### TASK STATEMENT
Begin at the first line and end at the line containing "from matplotlib.patches import Wedge". Extract exactly those lines.

### INFORMATION SUPPLIED
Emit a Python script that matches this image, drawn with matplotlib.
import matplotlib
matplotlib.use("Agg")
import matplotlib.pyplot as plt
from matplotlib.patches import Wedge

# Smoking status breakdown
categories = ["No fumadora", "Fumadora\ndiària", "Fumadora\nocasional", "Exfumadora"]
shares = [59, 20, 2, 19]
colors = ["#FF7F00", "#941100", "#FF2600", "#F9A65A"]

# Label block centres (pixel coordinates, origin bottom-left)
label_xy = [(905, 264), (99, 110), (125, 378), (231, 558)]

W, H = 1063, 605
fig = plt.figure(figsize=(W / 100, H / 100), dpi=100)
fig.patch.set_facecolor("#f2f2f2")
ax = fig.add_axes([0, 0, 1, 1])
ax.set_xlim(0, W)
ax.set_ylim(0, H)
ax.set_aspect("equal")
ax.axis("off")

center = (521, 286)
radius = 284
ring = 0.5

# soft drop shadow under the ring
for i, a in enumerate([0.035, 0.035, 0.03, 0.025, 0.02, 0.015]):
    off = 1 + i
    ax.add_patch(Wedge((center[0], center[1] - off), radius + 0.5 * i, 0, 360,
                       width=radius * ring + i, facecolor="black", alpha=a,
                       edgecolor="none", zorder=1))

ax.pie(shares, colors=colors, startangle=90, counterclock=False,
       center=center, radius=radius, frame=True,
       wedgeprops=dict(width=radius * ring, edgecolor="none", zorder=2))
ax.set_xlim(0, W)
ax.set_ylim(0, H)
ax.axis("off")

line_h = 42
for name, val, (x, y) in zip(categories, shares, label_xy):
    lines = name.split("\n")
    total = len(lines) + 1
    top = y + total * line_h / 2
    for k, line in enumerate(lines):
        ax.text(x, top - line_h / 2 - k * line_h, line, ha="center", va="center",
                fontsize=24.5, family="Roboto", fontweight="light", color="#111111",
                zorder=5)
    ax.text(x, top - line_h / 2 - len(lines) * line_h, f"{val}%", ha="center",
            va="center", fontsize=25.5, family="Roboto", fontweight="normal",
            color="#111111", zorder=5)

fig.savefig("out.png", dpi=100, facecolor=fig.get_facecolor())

### EXERCISE RESULT
Emit a Python script that matches this image, drawn with matplotlib.
import matplotlib
matplotlib.use("Agg")
import matplotlib.pyplot as plt
from matplotlib.patches import Wedge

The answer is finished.